## Work instructions
Take every line from the material that has the word "size" in it.

## Supplied data
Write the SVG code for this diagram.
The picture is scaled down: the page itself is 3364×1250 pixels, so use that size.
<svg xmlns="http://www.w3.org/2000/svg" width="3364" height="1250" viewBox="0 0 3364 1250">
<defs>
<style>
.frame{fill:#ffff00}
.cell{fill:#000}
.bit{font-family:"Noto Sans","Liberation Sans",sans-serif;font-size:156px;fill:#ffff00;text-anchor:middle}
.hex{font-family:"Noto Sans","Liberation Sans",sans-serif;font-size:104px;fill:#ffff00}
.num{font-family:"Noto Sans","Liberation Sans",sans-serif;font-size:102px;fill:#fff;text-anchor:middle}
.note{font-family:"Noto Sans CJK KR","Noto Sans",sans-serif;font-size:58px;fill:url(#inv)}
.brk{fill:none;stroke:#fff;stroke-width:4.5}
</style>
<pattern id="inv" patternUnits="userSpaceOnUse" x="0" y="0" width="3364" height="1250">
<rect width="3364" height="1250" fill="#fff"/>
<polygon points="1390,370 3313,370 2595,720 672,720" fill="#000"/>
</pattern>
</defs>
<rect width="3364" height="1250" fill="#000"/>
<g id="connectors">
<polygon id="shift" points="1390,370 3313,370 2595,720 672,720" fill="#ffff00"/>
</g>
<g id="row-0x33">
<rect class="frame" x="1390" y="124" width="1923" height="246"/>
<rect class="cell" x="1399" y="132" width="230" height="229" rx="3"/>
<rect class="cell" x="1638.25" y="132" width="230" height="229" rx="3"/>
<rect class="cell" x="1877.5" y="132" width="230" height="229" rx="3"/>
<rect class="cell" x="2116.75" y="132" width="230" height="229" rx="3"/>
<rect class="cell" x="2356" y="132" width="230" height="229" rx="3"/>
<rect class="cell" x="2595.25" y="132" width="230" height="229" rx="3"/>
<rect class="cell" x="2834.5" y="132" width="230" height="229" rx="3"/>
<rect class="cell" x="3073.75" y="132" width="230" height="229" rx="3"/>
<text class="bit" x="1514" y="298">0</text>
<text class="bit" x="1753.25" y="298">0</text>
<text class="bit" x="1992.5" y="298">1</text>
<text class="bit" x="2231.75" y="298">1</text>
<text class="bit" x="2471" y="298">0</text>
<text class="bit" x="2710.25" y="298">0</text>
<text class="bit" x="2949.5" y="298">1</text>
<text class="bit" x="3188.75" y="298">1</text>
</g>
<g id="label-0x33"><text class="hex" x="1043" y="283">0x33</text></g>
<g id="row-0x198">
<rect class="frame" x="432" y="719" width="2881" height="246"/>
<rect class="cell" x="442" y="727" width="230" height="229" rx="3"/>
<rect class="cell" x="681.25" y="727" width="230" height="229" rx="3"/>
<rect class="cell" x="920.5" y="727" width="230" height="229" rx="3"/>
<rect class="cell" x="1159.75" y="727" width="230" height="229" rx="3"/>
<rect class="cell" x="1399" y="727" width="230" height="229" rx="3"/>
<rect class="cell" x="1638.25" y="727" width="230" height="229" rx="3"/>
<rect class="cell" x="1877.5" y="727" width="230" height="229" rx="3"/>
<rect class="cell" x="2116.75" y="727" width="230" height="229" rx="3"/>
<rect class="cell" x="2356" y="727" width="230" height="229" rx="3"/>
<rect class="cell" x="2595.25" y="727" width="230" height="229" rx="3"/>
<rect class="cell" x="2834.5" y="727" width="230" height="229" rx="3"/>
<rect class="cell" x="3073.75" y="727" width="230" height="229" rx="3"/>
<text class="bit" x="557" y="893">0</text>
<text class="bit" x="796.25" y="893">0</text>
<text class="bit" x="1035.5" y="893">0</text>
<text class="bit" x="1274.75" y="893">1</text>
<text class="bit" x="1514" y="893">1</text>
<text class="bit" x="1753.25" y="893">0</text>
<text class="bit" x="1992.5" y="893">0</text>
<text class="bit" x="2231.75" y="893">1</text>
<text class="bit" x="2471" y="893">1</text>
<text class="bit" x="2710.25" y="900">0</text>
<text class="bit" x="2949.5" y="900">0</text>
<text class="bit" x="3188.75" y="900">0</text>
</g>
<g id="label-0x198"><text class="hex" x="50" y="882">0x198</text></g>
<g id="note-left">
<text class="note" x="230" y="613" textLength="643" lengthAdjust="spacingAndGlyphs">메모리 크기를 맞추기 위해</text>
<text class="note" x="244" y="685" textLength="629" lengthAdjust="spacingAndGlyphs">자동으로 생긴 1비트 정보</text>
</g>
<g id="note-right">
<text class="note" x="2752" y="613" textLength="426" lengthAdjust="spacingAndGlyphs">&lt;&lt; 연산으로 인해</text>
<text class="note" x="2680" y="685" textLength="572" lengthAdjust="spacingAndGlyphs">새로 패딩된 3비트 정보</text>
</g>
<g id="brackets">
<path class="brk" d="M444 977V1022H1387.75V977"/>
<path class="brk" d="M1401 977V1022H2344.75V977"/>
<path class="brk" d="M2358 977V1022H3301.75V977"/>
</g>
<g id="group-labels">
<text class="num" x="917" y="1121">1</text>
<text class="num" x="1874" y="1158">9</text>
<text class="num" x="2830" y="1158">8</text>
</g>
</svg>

## The solution
The picture is scaled down: the page itself is 3364×1250 pixels, so use that size.
.bit{font-family:"Noto Sans","Liberation Sans",sans-serif;font-size:156px;fill:#ffff00;text-anchor:middle}
.hex{font-family:"Noto Sans","Liberation Sans",sans-serif;font-size:104px;fill:#ffff00}
.num{font-family:"Noto Sans","Liberation Sans",sans-serif;font-size:102px;fill:#fff;text-anchor:middle}
.note{font-family:"Noto Sans CJK KR","Noto Sans",sans-serif;font-size:58px;fill:url(#inv)}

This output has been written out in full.